>> begin PROVIDED ENTRIES
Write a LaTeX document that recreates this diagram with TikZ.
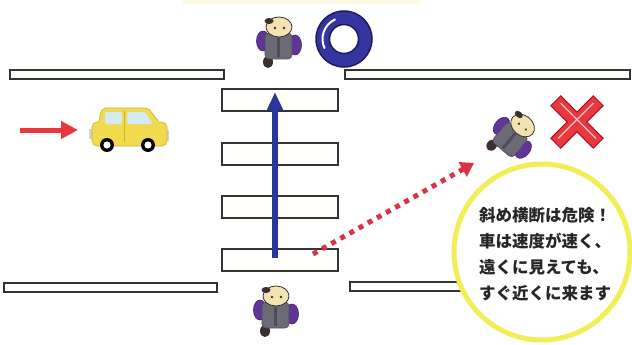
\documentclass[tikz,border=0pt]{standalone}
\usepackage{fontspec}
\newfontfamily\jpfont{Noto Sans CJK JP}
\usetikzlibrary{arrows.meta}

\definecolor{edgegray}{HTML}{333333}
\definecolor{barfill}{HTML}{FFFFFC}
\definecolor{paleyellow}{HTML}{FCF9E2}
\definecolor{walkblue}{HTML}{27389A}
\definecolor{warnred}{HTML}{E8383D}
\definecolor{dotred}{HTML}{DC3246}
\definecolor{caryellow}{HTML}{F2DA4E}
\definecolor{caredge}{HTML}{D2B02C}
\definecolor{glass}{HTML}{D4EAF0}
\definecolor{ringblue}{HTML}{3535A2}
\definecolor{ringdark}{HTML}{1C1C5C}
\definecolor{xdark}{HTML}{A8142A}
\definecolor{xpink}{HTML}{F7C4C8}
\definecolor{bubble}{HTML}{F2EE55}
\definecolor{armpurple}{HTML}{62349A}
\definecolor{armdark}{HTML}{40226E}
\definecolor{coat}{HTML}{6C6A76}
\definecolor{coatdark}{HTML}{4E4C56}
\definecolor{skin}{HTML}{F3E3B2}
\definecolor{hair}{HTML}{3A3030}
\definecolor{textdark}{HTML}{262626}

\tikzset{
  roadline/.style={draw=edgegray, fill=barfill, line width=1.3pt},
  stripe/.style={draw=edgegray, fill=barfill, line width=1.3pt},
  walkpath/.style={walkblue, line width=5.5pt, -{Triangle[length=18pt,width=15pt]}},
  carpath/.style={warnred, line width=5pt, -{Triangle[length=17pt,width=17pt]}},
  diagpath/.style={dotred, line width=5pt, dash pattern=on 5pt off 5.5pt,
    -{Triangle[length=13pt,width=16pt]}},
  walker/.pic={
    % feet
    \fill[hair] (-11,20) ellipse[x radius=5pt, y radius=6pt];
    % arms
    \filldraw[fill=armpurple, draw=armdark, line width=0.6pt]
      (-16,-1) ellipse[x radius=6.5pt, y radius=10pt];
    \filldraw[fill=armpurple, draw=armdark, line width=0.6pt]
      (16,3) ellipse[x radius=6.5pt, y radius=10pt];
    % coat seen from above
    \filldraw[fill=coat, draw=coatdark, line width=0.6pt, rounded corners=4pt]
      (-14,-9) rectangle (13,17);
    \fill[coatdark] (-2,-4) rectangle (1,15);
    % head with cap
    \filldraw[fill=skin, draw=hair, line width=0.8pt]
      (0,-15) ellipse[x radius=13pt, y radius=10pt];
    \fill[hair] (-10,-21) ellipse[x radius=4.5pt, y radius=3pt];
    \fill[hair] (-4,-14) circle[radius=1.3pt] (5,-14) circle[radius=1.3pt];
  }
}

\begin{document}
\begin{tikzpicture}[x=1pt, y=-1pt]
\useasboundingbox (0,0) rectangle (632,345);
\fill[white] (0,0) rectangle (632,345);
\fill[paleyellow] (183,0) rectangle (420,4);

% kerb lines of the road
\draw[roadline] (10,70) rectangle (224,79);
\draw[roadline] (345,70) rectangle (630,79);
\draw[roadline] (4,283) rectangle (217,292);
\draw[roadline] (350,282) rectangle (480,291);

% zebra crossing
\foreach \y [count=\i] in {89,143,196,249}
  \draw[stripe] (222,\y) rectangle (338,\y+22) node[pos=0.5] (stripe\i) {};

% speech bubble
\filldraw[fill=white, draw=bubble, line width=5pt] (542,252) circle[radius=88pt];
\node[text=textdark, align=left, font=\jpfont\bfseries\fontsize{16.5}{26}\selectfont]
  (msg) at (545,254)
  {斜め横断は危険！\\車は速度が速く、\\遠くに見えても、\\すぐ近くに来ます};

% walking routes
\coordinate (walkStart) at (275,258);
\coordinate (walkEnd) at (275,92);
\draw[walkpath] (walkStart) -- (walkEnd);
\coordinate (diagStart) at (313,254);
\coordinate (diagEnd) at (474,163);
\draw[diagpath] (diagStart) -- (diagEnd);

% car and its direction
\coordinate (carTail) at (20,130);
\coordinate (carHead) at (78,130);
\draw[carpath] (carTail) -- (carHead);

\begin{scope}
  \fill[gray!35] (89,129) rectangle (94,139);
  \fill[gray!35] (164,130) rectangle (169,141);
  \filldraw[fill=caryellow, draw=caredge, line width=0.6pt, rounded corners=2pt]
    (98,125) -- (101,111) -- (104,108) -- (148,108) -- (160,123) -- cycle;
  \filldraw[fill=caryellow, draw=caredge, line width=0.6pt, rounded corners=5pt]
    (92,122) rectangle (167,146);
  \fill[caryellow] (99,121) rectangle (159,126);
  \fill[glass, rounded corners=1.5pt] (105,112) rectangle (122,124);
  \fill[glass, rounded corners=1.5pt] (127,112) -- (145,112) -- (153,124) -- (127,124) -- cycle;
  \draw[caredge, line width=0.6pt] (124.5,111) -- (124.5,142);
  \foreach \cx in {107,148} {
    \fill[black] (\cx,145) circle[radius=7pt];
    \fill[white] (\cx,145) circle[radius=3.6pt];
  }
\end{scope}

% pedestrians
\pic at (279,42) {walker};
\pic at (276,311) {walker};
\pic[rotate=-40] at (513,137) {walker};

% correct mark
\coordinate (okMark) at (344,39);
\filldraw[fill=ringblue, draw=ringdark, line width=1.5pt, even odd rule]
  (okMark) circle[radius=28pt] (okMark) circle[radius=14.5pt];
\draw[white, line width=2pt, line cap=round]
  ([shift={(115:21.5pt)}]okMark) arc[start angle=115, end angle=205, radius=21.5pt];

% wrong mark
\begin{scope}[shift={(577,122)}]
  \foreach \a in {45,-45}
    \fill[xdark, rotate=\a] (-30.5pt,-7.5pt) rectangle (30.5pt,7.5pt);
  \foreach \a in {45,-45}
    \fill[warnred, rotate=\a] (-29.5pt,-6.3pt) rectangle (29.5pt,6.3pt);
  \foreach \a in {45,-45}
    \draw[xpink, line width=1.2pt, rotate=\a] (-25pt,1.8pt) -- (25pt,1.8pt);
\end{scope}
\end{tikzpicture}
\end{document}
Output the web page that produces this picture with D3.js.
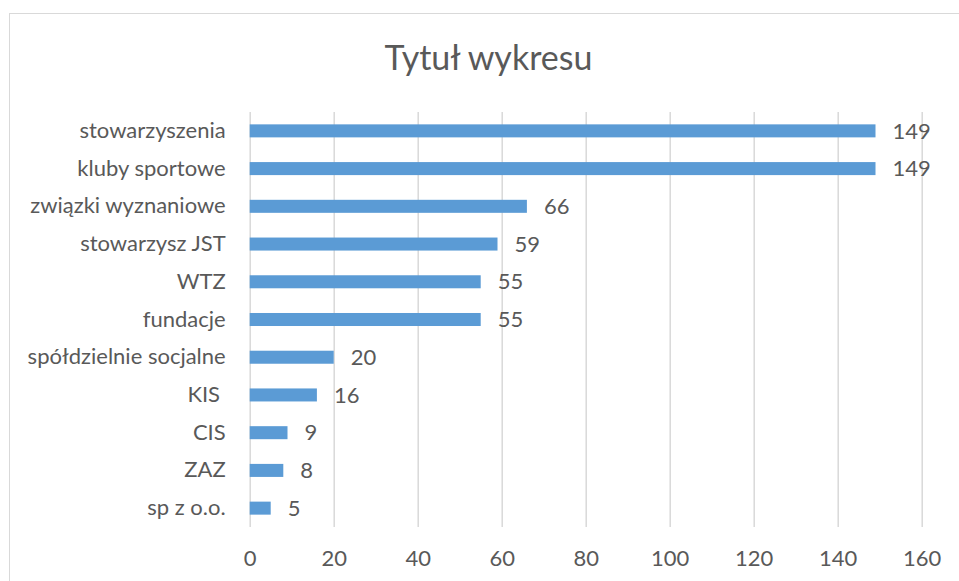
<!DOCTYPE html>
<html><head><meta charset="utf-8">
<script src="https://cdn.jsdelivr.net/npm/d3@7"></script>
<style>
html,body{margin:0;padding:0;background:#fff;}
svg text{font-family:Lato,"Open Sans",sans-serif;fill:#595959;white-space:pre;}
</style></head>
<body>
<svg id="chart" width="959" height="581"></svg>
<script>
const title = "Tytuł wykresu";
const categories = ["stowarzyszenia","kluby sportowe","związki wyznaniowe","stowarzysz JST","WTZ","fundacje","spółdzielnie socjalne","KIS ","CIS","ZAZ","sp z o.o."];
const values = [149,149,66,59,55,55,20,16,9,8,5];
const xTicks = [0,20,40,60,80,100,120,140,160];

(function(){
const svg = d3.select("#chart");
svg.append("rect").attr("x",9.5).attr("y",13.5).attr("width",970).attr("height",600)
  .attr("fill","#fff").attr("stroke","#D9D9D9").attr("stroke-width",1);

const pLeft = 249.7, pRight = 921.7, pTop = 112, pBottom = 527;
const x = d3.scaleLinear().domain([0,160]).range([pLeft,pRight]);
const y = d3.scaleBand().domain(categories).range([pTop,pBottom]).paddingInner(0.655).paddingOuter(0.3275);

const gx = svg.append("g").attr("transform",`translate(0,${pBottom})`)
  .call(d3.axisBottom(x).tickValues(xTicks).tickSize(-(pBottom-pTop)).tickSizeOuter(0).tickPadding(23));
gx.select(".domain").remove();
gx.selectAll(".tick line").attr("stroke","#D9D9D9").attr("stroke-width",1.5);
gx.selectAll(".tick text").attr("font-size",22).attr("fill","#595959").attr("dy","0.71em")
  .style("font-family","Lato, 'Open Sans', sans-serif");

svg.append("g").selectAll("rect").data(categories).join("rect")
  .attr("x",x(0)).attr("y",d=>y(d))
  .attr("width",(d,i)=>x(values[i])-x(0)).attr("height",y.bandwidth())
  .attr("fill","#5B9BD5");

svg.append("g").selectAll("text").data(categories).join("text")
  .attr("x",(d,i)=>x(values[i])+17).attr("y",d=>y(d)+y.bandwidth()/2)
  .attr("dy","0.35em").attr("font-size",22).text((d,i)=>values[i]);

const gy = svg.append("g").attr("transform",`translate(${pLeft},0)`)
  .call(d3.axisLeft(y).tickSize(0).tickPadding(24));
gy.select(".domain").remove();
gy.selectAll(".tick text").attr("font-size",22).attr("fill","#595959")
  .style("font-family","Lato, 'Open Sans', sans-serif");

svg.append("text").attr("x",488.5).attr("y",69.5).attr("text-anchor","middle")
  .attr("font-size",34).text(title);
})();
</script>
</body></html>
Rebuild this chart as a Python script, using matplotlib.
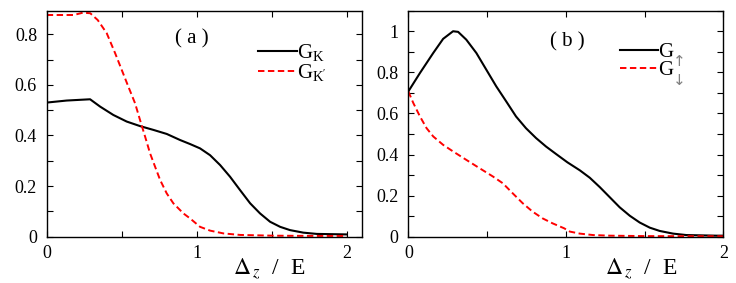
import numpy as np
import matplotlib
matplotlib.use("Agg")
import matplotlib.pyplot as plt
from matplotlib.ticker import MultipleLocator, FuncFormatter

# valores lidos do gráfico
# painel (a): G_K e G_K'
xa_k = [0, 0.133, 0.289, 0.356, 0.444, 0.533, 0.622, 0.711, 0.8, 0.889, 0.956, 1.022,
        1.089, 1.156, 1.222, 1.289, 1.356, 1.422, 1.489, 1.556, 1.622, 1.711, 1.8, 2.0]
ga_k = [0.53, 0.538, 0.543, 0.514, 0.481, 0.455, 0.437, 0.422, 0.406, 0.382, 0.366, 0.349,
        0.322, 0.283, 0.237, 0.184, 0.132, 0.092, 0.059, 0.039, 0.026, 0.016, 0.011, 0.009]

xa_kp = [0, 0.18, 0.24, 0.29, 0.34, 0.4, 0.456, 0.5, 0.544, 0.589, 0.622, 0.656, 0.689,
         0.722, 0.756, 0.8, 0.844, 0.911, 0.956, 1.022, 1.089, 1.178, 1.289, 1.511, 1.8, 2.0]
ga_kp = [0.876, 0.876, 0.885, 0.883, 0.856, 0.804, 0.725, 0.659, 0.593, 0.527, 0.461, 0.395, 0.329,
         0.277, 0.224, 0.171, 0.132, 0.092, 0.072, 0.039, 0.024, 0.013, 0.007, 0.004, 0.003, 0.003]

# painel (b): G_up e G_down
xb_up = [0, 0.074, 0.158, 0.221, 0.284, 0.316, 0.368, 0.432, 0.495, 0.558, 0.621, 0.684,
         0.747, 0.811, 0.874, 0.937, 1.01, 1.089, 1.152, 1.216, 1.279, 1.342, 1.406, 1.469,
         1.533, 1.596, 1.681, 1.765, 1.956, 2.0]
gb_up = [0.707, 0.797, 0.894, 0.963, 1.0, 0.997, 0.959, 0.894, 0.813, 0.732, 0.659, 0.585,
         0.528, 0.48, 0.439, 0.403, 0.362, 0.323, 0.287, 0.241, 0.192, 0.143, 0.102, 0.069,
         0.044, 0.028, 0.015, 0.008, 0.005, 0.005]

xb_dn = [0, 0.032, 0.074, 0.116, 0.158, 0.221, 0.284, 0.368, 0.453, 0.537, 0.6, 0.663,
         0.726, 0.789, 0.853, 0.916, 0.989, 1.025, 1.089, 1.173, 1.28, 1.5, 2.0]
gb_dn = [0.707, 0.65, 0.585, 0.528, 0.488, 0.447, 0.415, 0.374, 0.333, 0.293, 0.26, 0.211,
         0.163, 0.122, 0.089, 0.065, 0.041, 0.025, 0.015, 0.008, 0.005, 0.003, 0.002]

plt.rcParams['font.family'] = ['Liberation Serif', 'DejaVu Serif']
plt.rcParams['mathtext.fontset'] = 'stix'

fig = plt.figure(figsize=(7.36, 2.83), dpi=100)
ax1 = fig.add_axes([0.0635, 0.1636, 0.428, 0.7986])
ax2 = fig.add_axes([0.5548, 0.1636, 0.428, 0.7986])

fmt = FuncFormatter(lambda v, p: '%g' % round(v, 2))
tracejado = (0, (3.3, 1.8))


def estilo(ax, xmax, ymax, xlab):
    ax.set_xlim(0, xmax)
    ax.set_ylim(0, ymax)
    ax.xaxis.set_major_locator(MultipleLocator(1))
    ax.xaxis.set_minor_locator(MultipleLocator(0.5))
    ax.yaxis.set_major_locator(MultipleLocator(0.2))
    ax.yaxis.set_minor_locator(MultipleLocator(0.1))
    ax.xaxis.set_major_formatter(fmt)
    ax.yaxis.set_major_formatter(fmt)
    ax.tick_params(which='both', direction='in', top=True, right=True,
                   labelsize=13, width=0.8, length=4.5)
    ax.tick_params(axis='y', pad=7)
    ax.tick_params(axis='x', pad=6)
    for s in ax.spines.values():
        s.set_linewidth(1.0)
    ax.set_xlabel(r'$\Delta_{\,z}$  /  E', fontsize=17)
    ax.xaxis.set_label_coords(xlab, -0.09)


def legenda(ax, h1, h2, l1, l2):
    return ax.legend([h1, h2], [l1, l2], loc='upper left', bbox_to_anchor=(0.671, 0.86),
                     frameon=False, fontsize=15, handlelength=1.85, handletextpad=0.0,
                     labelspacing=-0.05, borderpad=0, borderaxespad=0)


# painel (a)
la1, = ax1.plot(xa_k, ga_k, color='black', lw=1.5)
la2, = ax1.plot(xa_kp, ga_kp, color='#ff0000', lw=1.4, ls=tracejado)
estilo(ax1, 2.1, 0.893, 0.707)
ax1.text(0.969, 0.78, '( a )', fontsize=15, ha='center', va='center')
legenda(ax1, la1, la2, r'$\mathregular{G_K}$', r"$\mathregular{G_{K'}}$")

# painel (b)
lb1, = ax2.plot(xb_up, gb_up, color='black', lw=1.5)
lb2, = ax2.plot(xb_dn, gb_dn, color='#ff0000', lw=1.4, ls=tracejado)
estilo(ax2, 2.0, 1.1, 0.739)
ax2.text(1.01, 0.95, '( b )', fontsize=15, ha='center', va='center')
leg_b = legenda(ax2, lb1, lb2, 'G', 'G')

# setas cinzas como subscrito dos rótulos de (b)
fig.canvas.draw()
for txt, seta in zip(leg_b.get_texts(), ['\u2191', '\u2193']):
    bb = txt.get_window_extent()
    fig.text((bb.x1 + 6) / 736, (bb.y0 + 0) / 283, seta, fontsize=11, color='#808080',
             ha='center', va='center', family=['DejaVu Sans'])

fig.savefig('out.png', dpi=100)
>> end PROVIDED ENTRIES
**TO BE DONE:**
Go to the line that contains "Rebuild this chart" and copy from there down to the line that contains "0.016, 0.011, 0.009]", with both lines included. Pass over the pictures.

**THE COMPLETED TASK:**
Rebuild this chart as a Python script, using matplotlib.
import numpy as np
import matplotlib
matplotlib.use("Agg")
import matplotlib.pyplot as plt
from matplotlib.ticker import MultipleLocator, FuncFormatter

# valores lidos do gráfico
# painel (a): G_K e G_K'
xa_k = [0, 0.133, 0.289, 0.356, 0.444, 0.533, 0.622, 0.711, 0.8, 0.889, 0.956, 1.022,
        1.089, 1.156, 1.222, 1.289, 1.356, 1.422, 1.489, 1.556, 1.622, 1.711, 1.8, 2.0]
ga_k = [0.53, 0.538, 0.543, 0.514, 0.481, 0.455, 0.437, 0.422, 0.406, 0.382, 0.366, 0.349,
        0.322, 0.283, 0.237, 0.184, 0.132, 0.092, 0.059, 0.039, 0.026, 0.016, 0.011, 0.009]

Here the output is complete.